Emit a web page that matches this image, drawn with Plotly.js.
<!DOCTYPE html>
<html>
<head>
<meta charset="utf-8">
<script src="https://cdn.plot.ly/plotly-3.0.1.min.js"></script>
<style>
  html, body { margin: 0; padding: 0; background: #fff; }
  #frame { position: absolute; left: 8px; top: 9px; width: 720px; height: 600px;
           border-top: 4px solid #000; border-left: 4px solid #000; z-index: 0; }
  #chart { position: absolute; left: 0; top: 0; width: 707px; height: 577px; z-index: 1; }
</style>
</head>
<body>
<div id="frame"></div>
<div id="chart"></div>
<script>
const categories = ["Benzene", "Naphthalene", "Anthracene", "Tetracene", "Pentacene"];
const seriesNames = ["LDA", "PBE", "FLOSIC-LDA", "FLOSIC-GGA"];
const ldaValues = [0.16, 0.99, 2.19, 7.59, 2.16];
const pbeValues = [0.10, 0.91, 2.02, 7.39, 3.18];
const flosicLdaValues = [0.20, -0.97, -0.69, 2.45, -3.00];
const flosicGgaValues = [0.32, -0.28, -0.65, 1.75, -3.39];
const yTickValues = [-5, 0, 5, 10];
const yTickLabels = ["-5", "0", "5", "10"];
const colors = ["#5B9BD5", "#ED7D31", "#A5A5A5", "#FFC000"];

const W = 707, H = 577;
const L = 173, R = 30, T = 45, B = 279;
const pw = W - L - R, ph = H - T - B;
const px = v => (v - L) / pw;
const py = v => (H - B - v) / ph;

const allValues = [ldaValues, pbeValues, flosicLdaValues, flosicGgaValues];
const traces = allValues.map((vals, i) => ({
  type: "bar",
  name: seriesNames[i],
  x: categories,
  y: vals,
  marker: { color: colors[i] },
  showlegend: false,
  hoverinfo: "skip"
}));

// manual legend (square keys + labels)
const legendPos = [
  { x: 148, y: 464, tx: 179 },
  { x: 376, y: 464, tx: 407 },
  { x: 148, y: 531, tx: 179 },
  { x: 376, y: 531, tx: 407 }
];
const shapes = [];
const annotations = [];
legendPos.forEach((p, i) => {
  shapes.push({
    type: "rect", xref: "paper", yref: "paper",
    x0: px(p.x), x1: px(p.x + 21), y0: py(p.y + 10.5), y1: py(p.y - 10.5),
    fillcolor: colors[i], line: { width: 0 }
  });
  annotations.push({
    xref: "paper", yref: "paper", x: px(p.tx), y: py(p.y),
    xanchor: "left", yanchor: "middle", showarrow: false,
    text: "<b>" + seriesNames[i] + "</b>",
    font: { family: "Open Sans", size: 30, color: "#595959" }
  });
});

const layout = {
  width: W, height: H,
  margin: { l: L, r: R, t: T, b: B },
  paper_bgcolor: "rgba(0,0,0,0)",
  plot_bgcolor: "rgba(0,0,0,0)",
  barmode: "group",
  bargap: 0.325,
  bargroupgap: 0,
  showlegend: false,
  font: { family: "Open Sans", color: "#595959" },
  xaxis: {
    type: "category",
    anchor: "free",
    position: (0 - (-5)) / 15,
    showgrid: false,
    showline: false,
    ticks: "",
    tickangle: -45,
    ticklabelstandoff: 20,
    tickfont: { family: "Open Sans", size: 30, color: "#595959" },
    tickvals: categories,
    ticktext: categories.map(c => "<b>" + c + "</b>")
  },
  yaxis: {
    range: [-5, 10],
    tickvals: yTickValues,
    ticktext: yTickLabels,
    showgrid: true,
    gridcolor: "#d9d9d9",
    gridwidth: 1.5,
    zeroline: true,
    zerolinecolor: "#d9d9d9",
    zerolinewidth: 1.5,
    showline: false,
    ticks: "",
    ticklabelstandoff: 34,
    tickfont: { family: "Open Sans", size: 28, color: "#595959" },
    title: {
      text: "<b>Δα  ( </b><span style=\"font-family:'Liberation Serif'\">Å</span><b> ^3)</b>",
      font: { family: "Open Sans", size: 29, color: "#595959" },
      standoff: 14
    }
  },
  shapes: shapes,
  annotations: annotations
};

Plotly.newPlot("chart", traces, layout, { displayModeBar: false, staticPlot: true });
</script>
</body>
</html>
────────────────────────────────────────
Give the data again, exactly as it stands.

» **Output of the exercise**:
Emit a web page that matches this image, drawn with Plotly.js.
<!DOCTYPE html>
<html>
<head>
<meta charset="utf-8">
<script src="https://cdn.plot.ly/plotly-3.0.1.min.js"></script>
<style>
  html, body { margin: 0; padding: 0; background: #fff; }
  #frame { position: absolute; left: 8px; top: 9px; width: 720px; height: 600px;
           border-top: 4px solid #000; border-left: 4px solid #000; z-index: 0; }
  #chart { position: absolute; left: 0; top: 0; width: 707px; height: 577px; z-index: 1; }
</style>
</head>
<body>
<div id="frame"></div>
<div id="chart"></div>
<script>
const categories = ["Benzene", "Naphthalene", "Anthracene", "Tetracene", "Pentacene"];
const seriesNames = ["LDA", "PBE", "FLOSIC-LDA", "FLOSIC-GGA"];
const ldaValues = [0.16, 0.99, 2.19, 7.59, 2.16];
const pbeValues = [0.10, 0.91, 2.02, 7.39, 3.18];
const flosicLdaValues = [0.20, -0.97, -0.69, 2.45, -3.00];
const flosicGgaValues = [0.32, -0.28, -0.65, 1.75, -3.39];
const yTickValues = [-5, 0, 5, 10];
const yTickLabels = ["-5", "0", "5", "10"];
const colors = ["#5B9BD5", "#ED7D31", "#A5A5A5", "#FFC000"];

const W = 707, H = 577;
const L = 173, R = 30, T = 45, B = 279;
const pw = W - L - R, ph = H - T - B;
const px = v => (v - L) / pw;
const py = v => (H - B - v) / ph;

const allValues = [ldaValues, pbeValues, flosicLdaValues, flosicGgaValues];
const traces = allValues.map((vals, i) => ({
  type: "bar",
  name: seriesNames[i],
  x: categories,
  y: vals,
  marker: { color: colors[i] },
  showlegend: false,
  hoverinfo: "skip"
}));

// manual legend (square keys + labels)
const legendPos = [
  { x: 148, y: 464, tx: 179 },
  { x: 376, y: 464, tx: 407 },
  { x: 148, y: 531, tx: 179 },
  { x: 376, y: 531, tx: 407 }
];
const shapes = [];
const annotations = [];
legendPos.forEach((p, i) => {
  shapes.push({
    type: "rect", xref: "paper", yref: "paper",
    x0: px(p.x), x1: px(p.x + 21), y0: py(p.y + 10.5), y1: py(p.y - 10.5),
    fillcolor: colors[i], line: { width: 0 }
  });
  annotations.push({
    xref: "paper", yref: "paper", x: px(p.tx), y: py(p.y),
    xanchor: "left", yanchor: "middle", showarrow: false,
    text: "<b>" + seriesNames[i] + "</b>",
    font: { family: "Open Sans", size: 30, color: "#595959" }
  });
});

const layout = {
  width: W, height: H,
  margin: { l: L, r: R, t: T, b: B },
  paper_bgcolor: "rgba(0,0,0,0)",
  plot_bgcolor: "rgba(0,0,0,0)",
  barmode: "group",
  bargap: 0.325,
  bargroupgap: 0,
  showlegend: false,
  font: { family: "Open Sans", color: "#595959" },
  xaxis: {
    type: "category",
    anchor: "free",
    position: (0 - (-5)) / 15,
    showgrid: false,
    showline: false,
    ticks: "",
    tickangle: -45,
    ticklabelstandoff: 20,
    tickfont: { family: "Open Sans", size: 30, color: "#595959" },
    tickvals: categories,
    ticktext: categories.map(c => "<b>" + c + "</b>")
  },
  yaxis: {
    range: [-5, 10],
    tickvals: yTickValues,
    ticktext: yTickLabels,
    showgrid: true,
    gridcolor: "#d9d9d9",
    gridwidth: 1.5,
    zeroline: true,
    zerolinecolor: "#d9d9d9",
    zerolinewidth: 1.5,
    showline: false,
    ticks: "",
    ticklabelstandoff: 34,
    tickfont: { family: "Open Sans", size: 28, color: "#595959" },
    title: {
      text: "<b>Δα  ( </b><span style=\"font-family:'Liberation Serif'\">Å</span><b> ^3)</b>",
      font: { family: "Open Sans", size: 29, color: "#595959" },
      standoff: 14
    }
  },
  shapes: shapes,
  annotations: annotations
};

Plotly.newPlot("chart", traces, layout, { displayModeBar: false, staticPlot: true });
</script>
</body>
</html>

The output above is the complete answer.